EXERCISE :: Extract the lines that carry the string "this" from the listing.

GIVEN INFORMATION ::

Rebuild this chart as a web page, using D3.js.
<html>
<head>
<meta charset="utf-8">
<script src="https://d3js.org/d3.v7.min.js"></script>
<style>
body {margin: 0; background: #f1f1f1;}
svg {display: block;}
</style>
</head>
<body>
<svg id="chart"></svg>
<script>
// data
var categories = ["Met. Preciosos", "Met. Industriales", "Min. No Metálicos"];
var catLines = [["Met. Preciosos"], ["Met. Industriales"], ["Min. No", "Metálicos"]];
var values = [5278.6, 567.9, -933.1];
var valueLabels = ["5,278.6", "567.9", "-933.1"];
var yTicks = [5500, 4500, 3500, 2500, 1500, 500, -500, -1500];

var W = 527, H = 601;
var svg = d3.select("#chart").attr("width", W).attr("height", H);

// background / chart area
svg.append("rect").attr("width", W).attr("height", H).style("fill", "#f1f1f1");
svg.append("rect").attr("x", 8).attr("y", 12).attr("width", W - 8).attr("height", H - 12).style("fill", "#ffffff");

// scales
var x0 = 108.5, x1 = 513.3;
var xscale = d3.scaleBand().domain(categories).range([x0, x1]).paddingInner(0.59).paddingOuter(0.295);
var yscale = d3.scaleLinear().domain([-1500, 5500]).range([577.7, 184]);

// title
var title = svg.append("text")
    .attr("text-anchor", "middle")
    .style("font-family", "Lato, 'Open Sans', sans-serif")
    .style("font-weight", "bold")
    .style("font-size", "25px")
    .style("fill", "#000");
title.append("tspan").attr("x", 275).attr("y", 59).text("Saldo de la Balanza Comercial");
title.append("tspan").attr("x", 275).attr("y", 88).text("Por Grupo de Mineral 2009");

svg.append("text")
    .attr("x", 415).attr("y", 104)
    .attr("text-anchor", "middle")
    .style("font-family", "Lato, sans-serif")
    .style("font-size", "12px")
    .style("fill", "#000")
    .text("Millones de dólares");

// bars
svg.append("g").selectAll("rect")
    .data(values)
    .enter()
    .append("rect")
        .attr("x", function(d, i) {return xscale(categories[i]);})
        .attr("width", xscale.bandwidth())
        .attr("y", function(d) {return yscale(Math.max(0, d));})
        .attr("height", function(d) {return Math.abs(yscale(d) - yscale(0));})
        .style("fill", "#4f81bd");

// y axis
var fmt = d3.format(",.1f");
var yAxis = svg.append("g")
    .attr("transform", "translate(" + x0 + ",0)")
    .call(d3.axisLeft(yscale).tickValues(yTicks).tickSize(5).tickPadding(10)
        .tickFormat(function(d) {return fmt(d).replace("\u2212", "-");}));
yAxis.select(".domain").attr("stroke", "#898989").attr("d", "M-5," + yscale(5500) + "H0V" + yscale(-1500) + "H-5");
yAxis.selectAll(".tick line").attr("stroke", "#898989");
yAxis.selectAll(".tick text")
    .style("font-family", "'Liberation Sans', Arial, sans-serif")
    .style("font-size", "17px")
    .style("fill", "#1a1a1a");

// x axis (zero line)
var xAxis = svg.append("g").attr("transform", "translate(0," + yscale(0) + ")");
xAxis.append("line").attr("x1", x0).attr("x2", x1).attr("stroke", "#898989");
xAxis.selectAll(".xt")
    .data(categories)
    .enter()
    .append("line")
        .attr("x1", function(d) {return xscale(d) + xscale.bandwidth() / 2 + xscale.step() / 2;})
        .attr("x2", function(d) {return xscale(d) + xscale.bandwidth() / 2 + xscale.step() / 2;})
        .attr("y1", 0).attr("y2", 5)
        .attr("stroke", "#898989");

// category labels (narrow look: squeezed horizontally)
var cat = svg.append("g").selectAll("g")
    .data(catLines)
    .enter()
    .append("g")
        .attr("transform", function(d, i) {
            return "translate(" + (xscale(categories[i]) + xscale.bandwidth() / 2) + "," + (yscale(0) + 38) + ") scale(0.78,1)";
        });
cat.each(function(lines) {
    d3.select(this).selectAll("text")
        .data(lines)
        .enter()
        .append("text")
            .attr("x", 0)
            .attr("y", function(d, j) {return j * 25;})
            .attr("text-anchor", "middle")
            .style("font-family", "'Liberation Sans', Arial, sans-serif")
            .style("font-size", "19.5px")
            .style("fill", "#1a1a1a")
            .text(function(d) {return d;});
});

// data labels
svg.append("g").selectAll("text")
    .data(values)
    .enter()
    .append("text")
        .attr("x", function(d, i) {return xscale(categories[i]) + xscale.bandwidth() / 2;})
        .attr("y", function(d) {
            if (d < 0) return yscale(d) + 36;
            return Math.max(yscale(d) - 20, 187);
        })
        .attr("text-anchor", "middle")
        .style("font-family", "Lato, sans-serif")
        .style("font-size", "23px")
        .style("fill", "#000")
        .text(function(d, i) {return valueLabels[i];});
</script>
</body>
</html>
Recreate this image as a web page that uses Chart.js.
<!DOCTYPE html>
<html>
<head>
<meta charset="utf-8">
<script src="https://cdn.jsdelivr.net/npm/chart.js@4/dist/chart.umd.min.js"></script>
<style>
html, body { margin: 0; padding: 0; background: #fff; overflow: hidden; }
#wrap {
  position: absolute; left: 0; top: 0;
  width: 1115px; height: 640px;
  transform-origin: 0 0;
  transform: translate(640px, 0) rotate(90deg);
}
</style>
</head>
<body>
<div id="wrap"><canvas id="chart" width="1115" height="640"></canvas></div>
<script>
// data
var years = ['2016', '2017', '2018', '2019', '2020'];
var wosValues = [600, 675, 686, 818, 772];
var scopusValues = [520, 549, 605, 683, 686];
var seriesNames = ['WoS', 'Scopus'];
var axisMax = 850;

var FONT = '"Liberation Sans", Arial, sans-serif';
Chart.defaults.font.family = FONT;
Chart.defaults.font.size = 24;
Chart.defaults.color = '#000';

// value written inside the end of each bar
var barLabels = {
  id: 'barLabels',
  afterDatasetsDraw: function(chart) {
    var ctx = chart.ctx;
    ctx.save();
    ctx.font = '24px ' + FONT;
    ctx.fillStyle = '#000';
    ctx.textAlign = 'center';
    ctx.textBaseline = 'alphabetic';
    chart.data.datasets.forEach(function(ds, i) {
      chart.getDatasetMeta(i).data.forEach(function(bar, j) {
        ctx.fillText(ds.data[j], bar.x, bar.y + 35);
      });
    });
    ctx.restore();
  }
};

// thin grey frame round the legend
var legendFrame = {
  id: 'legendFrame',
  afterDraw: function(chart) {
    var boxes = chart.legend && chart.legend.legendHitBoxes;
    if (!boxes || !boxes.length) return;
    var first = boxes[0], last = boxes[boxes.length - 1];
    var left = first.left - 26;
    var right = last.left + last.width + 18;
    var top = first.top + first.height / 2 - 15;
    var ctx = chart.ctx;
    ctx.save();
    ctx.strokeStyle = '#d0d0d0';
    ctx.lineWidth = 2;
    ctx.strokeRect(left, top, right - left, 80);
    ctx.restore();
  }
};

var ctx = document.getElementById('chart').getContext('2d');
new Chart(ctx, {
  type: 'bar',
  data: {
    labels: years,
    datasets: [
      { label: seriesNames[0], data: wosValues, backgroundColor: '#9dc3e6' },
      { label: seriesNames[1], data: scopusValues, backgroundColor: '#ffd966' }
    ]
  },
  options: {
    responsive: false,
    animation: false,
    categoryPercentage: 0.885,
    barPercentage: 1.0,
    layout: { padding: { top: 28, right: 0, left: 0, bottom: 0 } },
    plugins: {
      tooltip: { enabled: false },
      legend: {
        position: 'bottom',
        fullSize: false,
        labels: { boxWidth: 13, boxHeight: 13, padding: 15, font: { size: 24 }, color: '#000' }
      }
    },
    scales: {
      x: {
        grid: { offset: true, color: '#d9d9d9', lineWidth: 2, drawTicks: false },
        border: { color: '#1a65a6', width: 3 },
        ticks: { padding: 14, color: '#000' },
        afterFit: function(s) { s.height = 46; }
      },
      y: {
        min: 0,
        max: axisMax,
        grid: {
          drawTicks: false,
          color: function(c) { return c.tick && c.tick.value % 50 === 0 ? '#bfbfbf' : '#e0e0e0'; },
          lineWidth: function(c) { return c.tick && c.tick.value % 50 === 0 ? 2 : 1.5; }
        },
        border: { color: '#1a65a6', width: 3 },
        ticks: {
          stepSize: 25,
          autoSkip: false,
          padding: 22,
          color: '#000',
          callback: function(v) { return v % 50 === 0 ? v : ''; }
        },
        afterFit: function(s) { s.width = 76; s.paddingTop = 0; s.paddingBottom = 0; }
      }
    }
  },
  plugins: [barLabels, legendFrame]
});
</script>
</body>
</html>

EXERCISE ANSWER ::
Rebuild this chart as a web page, using D3.js.
    d3.select(this).selectAll("text")
Recreate this image as a web page that uses Chart.js.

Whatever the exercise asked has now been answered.